====== Listing ======

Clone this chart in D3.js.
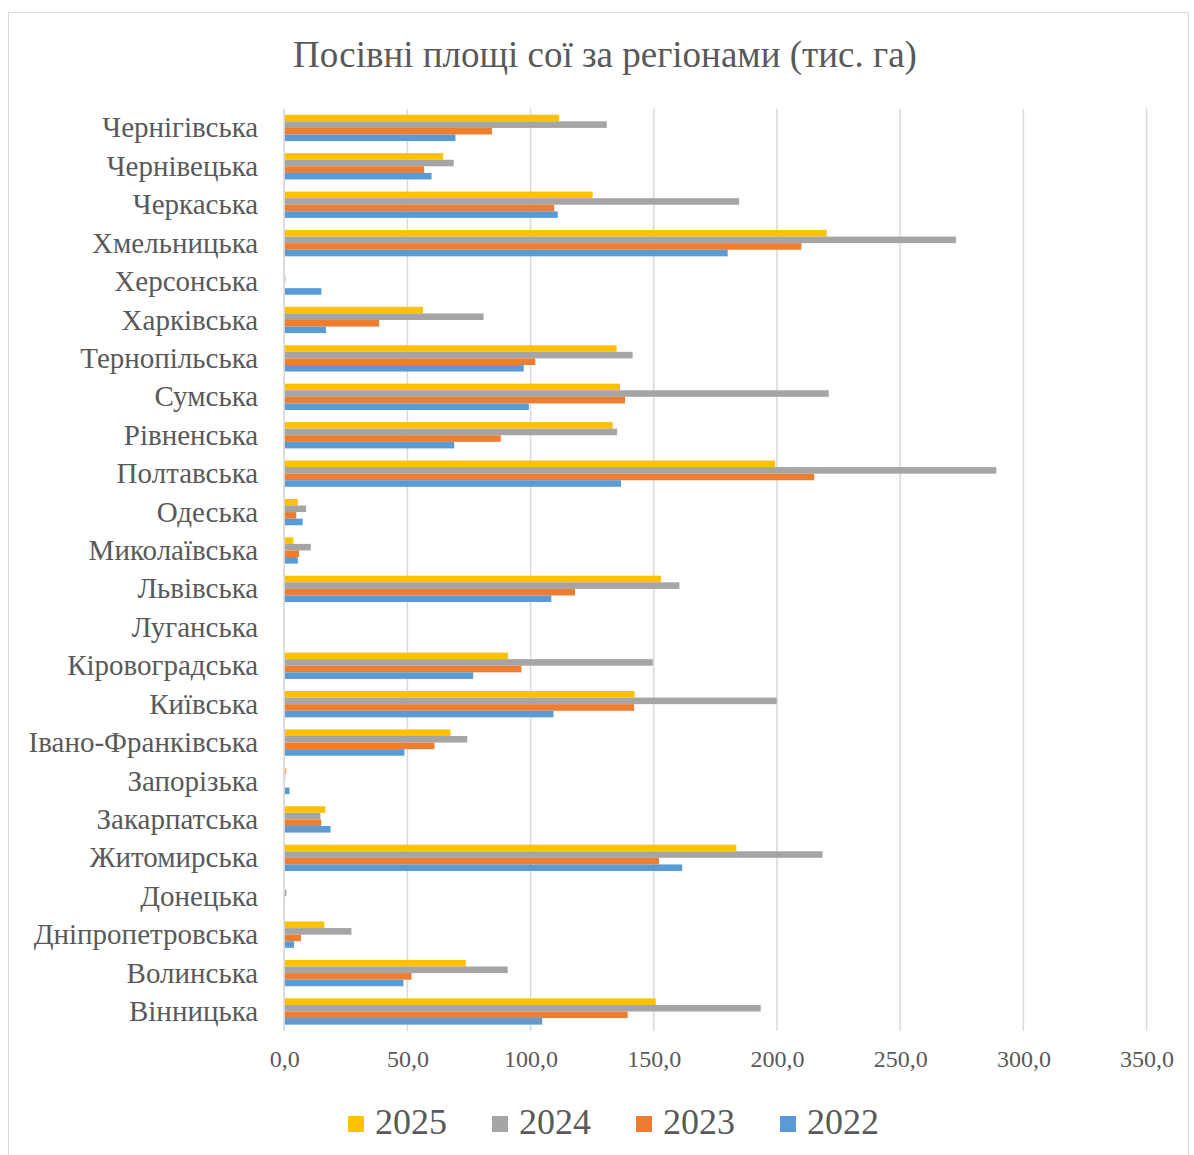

======
====== Listing ======

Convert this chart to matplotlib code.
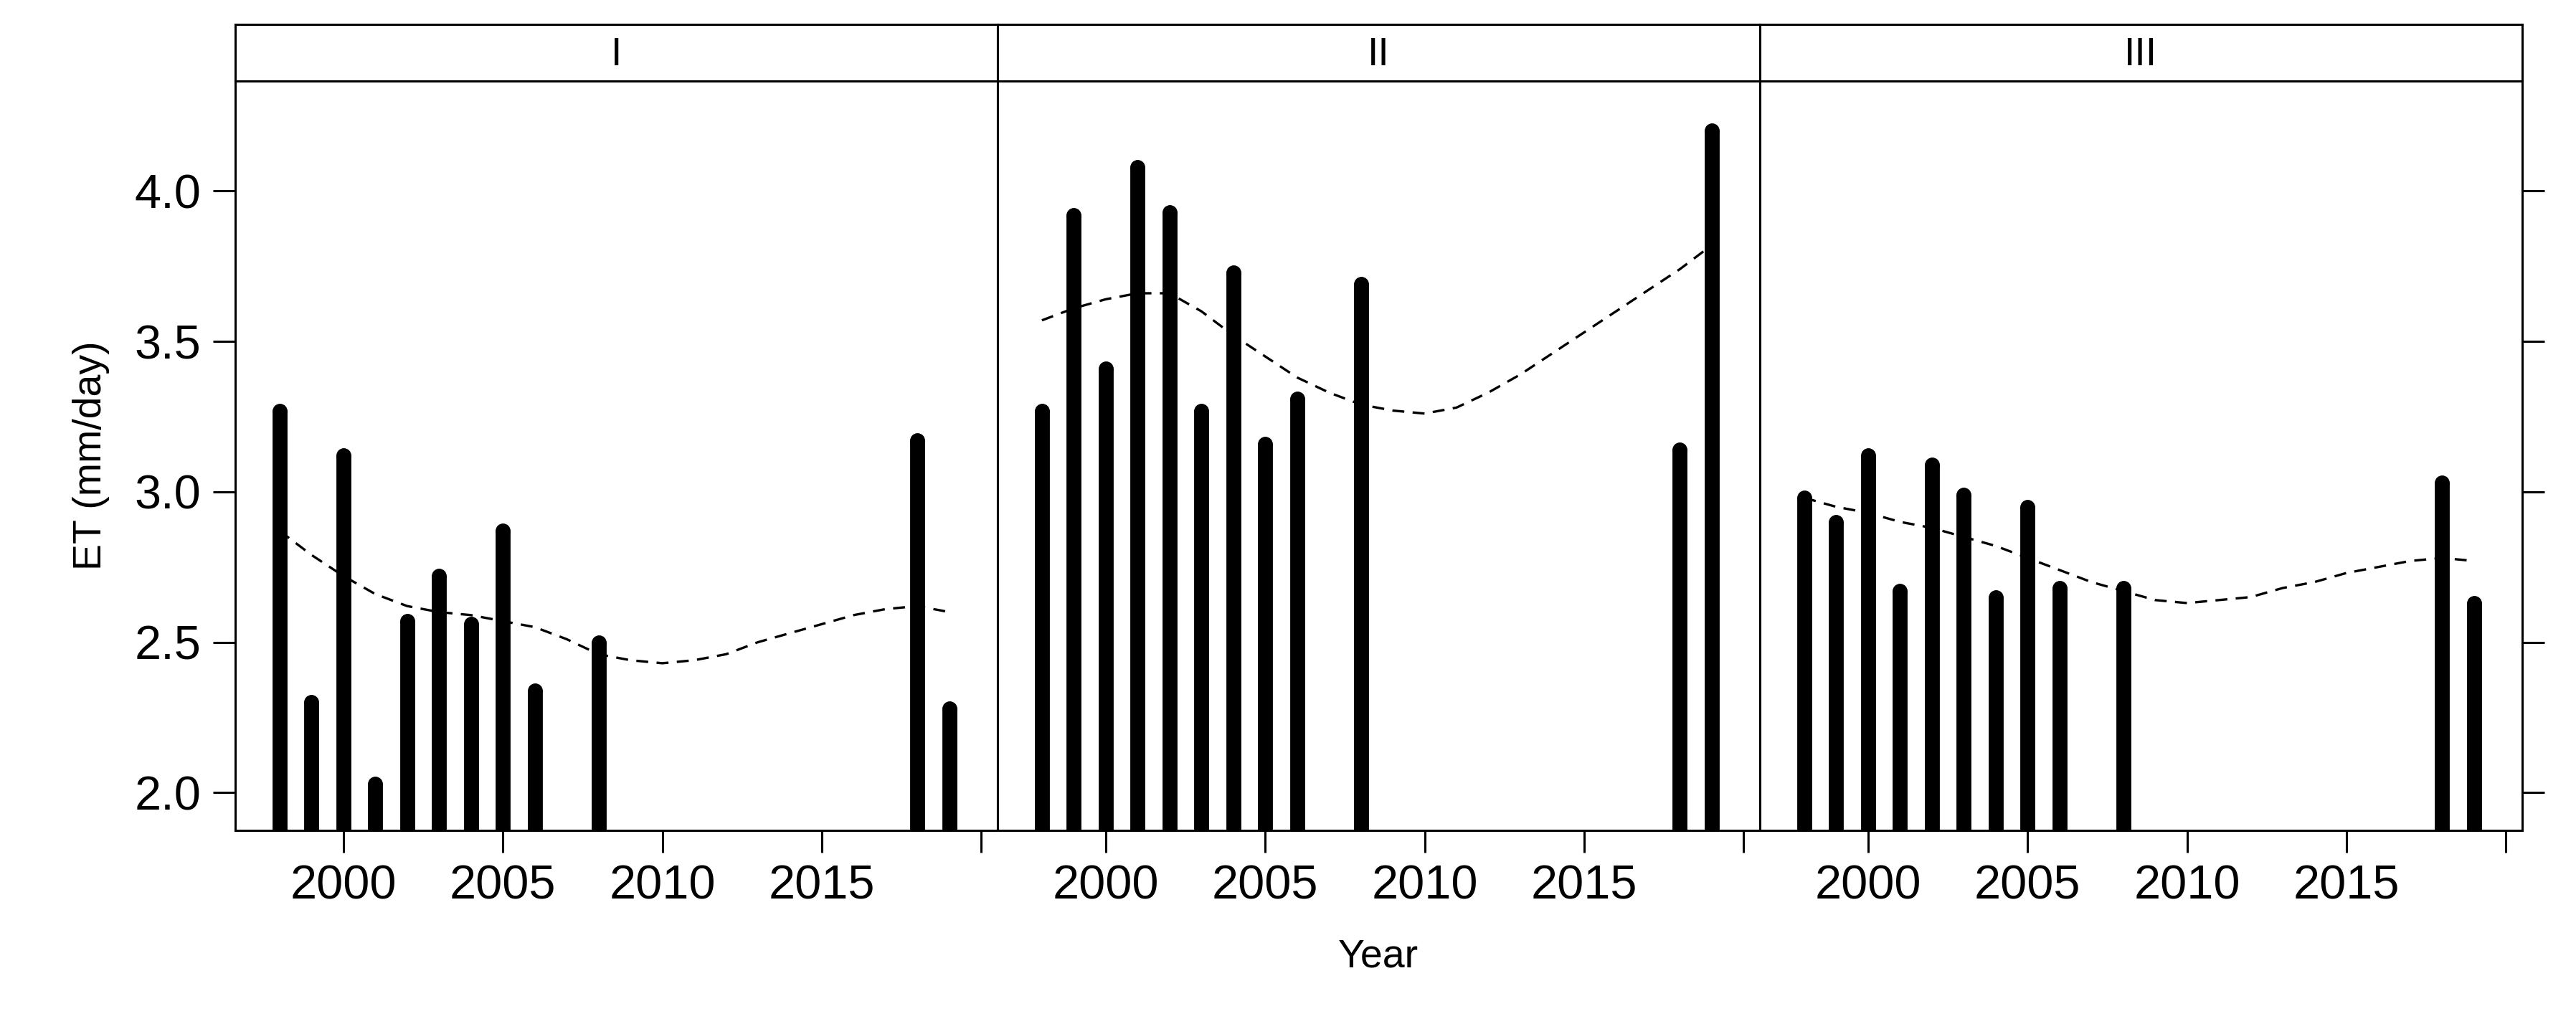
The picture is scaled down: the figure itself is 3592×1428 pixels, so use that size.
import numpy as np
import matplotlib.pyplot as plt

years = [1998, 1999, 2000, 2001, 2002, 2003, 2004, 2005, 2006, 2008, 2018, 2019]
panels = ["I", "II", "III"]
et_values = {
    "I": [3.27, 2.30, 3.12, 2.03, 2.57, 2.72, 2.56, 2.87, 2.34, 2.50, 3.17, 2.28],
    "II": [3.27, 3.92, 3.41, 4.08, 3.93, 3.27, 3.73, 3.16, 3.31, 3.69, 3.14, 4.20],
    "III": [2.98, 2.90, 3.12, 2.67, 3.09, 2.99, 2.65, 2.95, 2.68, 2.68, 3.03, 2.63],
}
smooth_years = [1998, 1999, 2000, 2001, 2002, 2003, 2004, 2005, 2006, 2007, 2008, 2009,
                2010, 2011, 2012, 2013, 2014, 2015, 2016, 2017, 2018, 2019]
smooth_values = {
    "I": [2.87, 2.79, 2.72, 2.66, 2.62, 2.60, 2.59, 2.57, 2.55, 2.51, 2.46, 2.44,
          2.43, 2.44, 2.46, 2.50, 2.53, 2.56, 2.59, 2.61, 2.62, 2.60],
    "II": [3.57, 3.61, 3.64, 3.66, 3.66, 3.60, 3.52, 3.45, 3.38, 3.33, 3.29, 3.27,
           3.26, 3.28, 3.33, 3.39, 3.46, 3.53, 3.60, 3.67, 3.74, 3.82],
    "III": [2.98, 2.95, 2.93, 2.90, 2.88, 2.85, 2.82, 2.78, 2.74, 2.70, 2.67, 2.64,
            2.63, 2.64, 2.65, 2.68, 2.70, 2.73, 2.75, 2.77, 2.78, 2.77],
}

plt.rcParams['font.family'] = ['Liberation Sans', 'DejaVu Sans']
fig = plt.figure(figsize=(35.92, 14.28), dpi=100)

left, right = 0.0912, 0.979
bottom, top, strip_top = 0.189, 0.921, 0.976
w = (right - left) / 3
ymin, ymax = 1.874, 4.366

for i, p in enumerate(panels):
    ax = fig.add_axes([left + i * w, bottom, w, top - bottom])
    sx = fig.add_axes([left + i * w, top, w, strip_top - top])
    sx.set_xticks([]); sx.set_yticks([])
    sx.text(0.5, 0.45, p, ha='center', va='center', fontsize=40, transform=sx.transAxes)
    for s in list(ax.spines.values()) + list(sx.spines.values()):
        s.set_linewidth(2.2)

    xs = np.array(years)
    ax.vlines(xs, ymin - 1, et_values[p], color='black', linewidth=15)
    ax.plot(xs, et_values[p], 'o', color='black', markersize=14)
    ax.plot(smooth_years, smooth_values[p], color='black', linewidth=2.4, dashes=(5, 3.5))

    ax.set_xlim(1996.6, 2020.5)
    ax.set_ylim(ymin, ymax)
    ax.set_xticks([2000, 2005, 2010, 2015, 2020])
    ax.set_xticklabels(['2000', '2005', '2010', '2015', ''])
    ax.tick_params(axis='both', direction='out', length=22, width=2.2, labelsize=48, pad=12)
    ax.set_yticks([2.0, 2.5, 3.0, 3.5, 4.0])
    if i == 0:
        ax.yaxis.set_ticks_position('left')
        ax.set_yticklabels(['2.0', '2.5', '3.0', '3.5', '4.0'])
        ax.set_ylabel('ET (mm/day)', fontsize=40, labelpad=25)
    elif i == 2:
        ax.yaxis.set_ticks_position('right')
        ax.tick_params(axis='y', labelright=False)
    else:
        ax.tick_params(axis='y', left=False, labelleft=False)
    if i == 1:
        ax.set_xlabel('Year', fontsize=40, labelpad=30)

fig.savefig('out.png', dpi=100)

======

• Instruction
Write out each line exactly as it appears, from the line with "The picture is" up to and including the line with "import matplotlib.pyplot as plt".

• Response to the task
The picture is scaled down: the figure itself is 3592×1428 pixels, so use that size.
import numpy as np
import matplotlib.pyplot as plt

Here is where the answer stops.